EXERCISE DESCRIPTION: Repeat every line of the listing below exactly, minus the pictures.

** start **

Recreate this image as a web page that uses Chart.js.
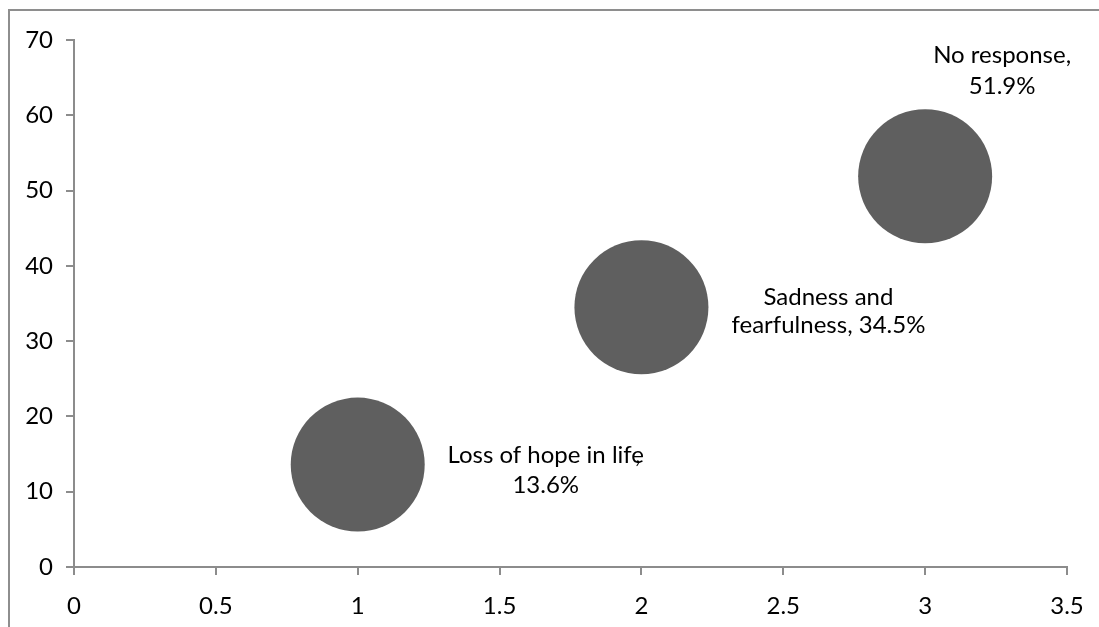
<!DOCTYPE html>
<html>
<head>
<meta charset="utf-8">
<script src="https://cdn.jsdelivr.net/npm/chart.js@4/dist/chart.umd.min.js"></script>
<style>
  html, body { margin: 0; padding: 0; background: #fff; overflow: hidden; }
  #wrap { position: relative; width: 1099px; height: 627px; }
  #frame {
    position: absolute; left: 8px; top: 9px; width: 1200px; height: 1000px;
    border-left: 2px solid #8e8e8e; border-top: 2px solid #8e8e8e;
  }
  canvas { position: absolute; left: 0; top: 0; }
</style>
</head>
<body>
<div id="wrap">
  <div id="frame"></div>
  <canvas id="chart" width="1099" height="627"></canvas>
</div>
<script>
// Responses and their shares (percent)
const xValues = [1, 2, 3];
const yValues = [13.6, 34.5, 51.9];
const pointLabels = [
  ['Loss of hope in life,', '13.6%'],
  ['Sadness and', 'fearfulness, 34.5%'],
  ['No response,', '51.9%']
];
const xTickValues = [0, 0.5, 1, 1.5, 2, 2.5, 3, 3.5];
const yTickValues = [0, 10, 20, 30, 40, 50, 60, 70];

// Where each label sits relative to its bubble centre (first-line baseline)
const labelPlacement = [
  { dx: 188, dy: -2, gap: 30, tuckComma: true },
  { dx: 187, dy: -2, gap: 28 },
  { dx: 77, dy: -113, gap: 31 }
];

const FONT = 'Lato, "Liberation Sans", sans-serif';
const FONT_SIZE = 24;
const AXIS_GREY = '#8c8c8c';

const bubbleLabels = {
  id: 'bubbleLabels',
  afterDatasetsDraw(chart) {
    const ctx = chart.ctx;
    const meta = chart.getDatasetMeta(0);
    ctx.save();
    ctx.font = FONT_SIZE + 'px ' + FONT;
    ctx.fillStyle = '#000';
    ctx.textBaseline = 'alphabetic';
    meta.data.forEach((pt, i) => {
      const p = labelPlacement[i];
      pointLabels[i].forEach((line, j) => {
        const cx = pt.x + p.dx;
        const by = pt.y + p.dy + j * p.gap;
        if (p.tuckComma && line.endsWith(',')) {
          // comma tucked under the final letter
          const body = line.slice(0, -1);
          const w = ctx.measureText(body).width;
          ctx.textAlign = 'left';
          ctx.fillText(body, cx - w / 2, by);
          const lastW = ctx.measureText(body.slice(-1)).width;
          ctx.fillText(',', cx + w / 2 - lastW * 0.7, by);
        } else {
          ctx.textAlign = 'center';
          ctx.fillText(line, cx, by);
        }
      });
    });
    ctx.restore();
  }
};

new Chart(document.getElementById('chart'), {
  type: 'bubble',
  data: {
    datasets: [{
      data: xValues.map((x, i) => ({ x: x, y: yValues[i] })),
      backgroundColor: '#5f5f5f',
      borderColor: '#5f5f5f',
      borderWidth: 0,
      radius: 67,
      clip: false
    }]
  },
  options: {
    responsive: false,
    animation: false,
    events: [],
    layout: { autoPadding: false, padding: { left: 0, right: 32, top: 40, bottom: 0 } },
    plugins: { legend: { display: false }, tooltip: { enabled: false } },
    scales: {
      x: {
        type: 'linear',
        min: 0, max: 3.5,
        afterBuildTicks(s) { s.ticks = xTickValues.map(v => ({ value: v })); },
        afterFit(s) { s.height = 60; s.paddingLeft = 0; s.paddingRight = 0; },
        ticks: { font: { family: FONT, size: FONT_SIZE }, color: '#000', padding: 17,
                 callback: v => String(v) },
        grid: { drawOnChartArea: false, drawTicks: true, tickLength: 8, color: AXIS_GREY, lineWidth: 2 },
        border: { color: AXIS_GREY, width: 2 }
      },
      y: {
        type: 'linear',
        min: 0, max: 70,
        afterBuildTicks(s) { s.ticks = yTickValues.map(v => ({ value: v })); },
        afterFit(s) { s.width = 74; s.paddingTop = 0; s.paddingBottom = 0; },
        ticks: { font: { family: FONT, size: FONT_SIZE }, color: '#000', padding: 13,
                 callback: v => String(v) },
        grid: { drawOnChartArea: false, drawTicks: true, tickLength: 8, color: AXIS_GREY, lineWidth: 2 },
        border: { color: AXIS_GREY, width: 2 }
      }
    }
  },
  plugins: [bubbleLabels]
});
</script>
</body>
</html>
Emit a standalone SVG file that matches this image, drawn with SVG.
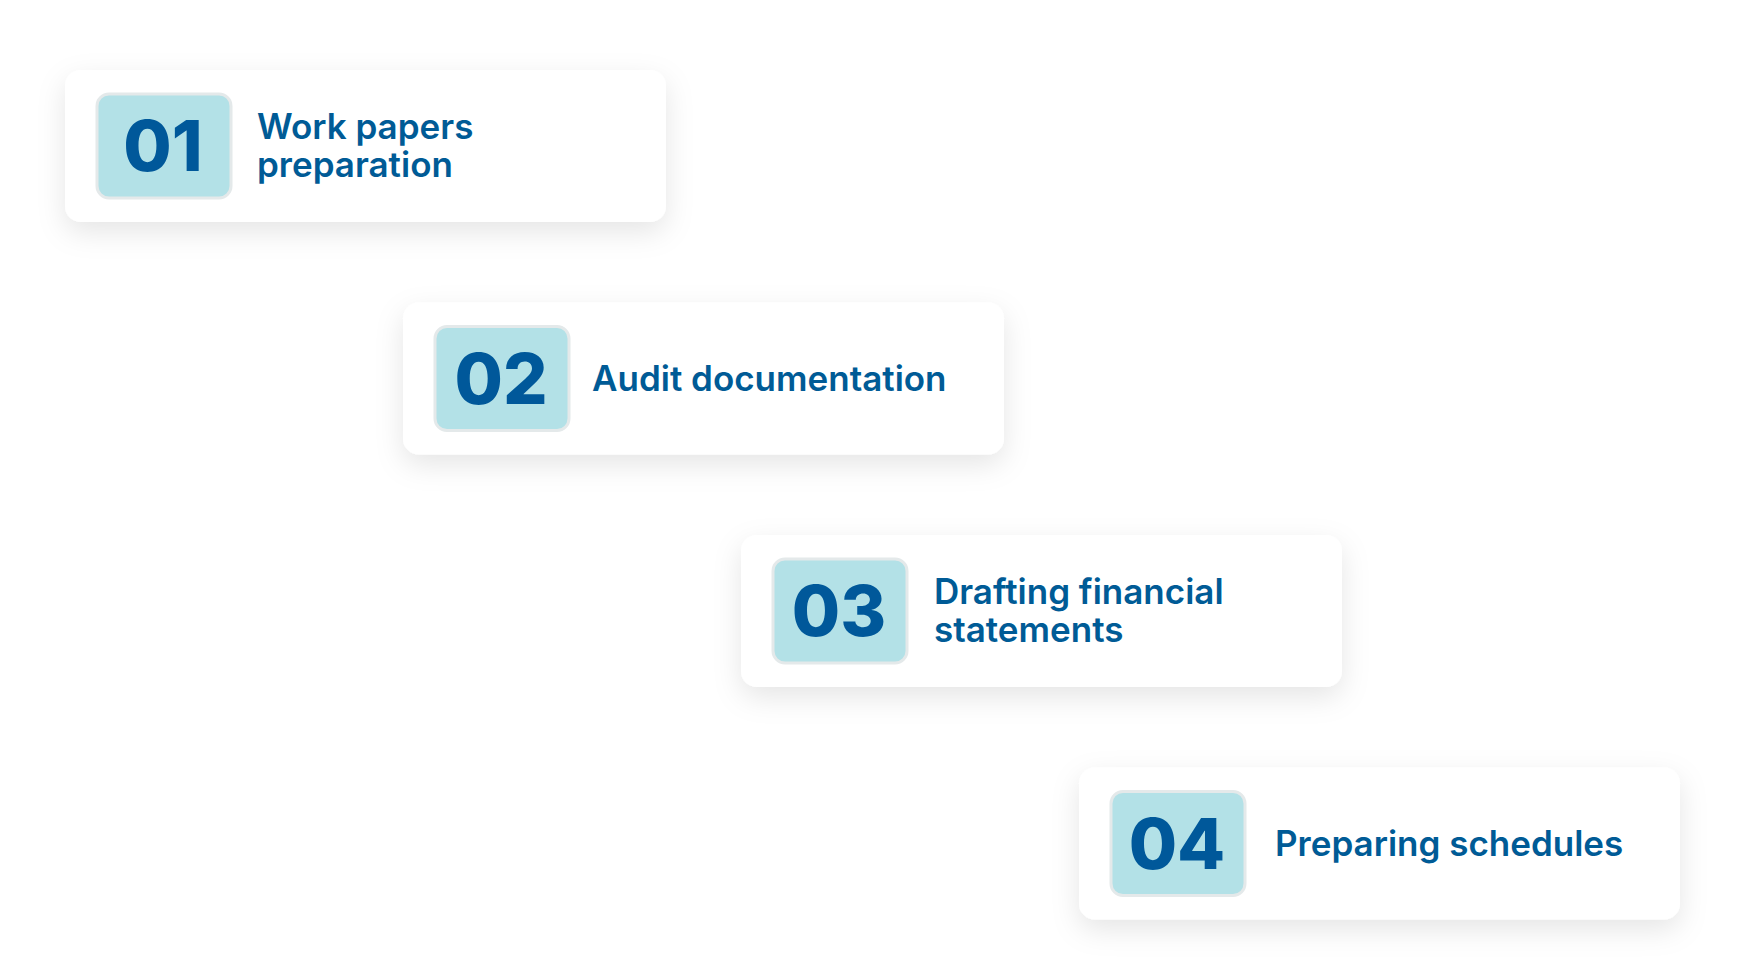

** end **

RESPONSE:
Recreate this image as a web page that uses Chart.js.
<!DOCTYPE html>
<html>
<head>
<meta charset="utf-8">
<script src="https://cdn.jsdelivr.net/npm/chart.js@4/dist/chart.umd.min.js"></script>
<style>
  html, body { margin: 0; padding: 0; background: #fff; overflow: hidden; }
  #wrap { position: relative; width: 1099px; height: 627px; }
  #frame {
    position: absolute; left: 8px; top: 9px; width: 1200px; height: 1000px;
    border-left: 2px solid #8e8e8e; border-top: 2px solid #8e8e8e;
  }
  canvas { position: absolute; left: 0; top: 0; }
</style>
</head>
<body>
<div id="wrap">
  <div id="frame"></div>
  <canvas id="chart" width="1099" height="627"></canvas>
</div>
<script>
// Responses and their shares (percent)
const xValues = [1, 2, 3];
const yValues = [13.6, 34.5, 51.9];
const pointLabels = [
  ['Loss of hope in life,', '13.6%'],
  ['Sadness and', 'fearfulness, 34.5%'],
  ['No response,', '51.9%']
];
const xTickValues = [0, 0.5, 1, 1.5, 2, 2.5, 3, 3.5];
const yTickValues = [0, 10, 20, 30, 40, 50, 60, 70];

// Where each label sits relative to its bubble centre (first-line baseline)
const labelPlacement = [
  { dx: 188, dy: -2, gap: 30, tuckComma: true },
  { dx: 187, dy: -2, gap: 28 },
  { dx: 77, dy: -113, gap: 31 }
];

const FONT = 'Lato, "Liberation Sans", sans-serif';
const FONT_SIZE = 24;
const AXIS_GREY = '#8c8c8c';

const bubbleLabels = {
  id: 'bubbleLabels',
  afterDatasetsDraw(chart) {
    const ctx = chart.ctx;
    const meta = chart.getDatasetMeta(0);
    ctx.save();
    ctx.font = FONT_SIZE + 'px ' + FONT;
    ctx.fillStyle = '#000';
    ctx.textBaseline = 'alphabetic';
    meta.data.forEach((pt, i) => {
      const p = labelPlacement[i];
      pointLabels[i].forEach((line, j) => {
        const cx = pt.x + p.dx;
        const by = pt.y + p.dy + j * p.gap;
        if (p.tuckComma && line.endsWith(',')) {
          // comma tucked under the final letter
          const body = line.slice(0, -1);
          const w = ctx.measureText(body).width;
          ctx.textAlign = 'left';
          ctx.fillText(body, cx - w / 2, by);
          const lastW = ctx.measureText(body.slice(-1)).width;
          ctx.fillText(',', cx + w / 2 - lastW * 0.7, by);
        } else {
          ctx.textAlign = 'center';
          ctx.fillText(line, cx, by);
        }
      });
    });
    ctx.restore();
  }
};

new Chart(document.getElementById('chart'), {
  type: 'bubble',
  data: {
    datasets: [{
      data: xValues.map((x, i) => ({ x: x, y: yValues[i] })),
      backgroundColor: '#5f5f5f',
      borderColor: '#5f5f5f',
      borderWidth: 0,
      radius: 67,
      clip: false
    }]
  },
  options: {
    responsive: false,
    animation: false,
    events: [],
    layout: { autoPadding: false, padding: { left: 0, right: 32, top: 40, bottom: 0 } },
    plugins: { legend: { display: false }, tooltip: { enabled: false } },
    scales: {
      x: {
        type: 'linear',
        min: 0, max: 3.5,
        afterBuildTicks(s) { s.ticks = xTickValues.map(v => ({ value: v })); },
        afterFit(s) { s.height = 60; s.paddingLeft = 0; s.paddingRight = 0; },
        ticks: { font: { family: FONT, size: FONT_SIZE }, color: '#000', padding: 17,
                 callback: v => String(v) },
        grid: { drawOnChartArea: false, drawTicks: true, tickLength: 8, color: AXIS_GREY, lineWidth: 2 },
        border: { color: AXIS_GREY, width: 2 }
      },
      y: {
        type: 'linear',
        min: 0, max: 70,
        afterBuildTicks(s) { s.ticks = yTickValues.map(v => ({ value: v })); },
        afterFit(s) { s.width = 74; s.paddingTop = 0; s.paddingBottom = 0; },
        ticks: { font: { family: FONT, size: FONT_SIZE }, color: '#000', padding: 13,
                 callback: v => String(v) },
        grid: { drawOnChartArea: false, drawTicks: true, tickLength: 8, color: AXIS_GREY, lineWidth: 2 },
        border: { color: AXIS_GREY, width: 2 }
      }
    }
  },
  plugins: [bubbleLabels]
});
</script>
</body>
</html>
Emit a standalone SVG file that matches this image, drawn with SVG.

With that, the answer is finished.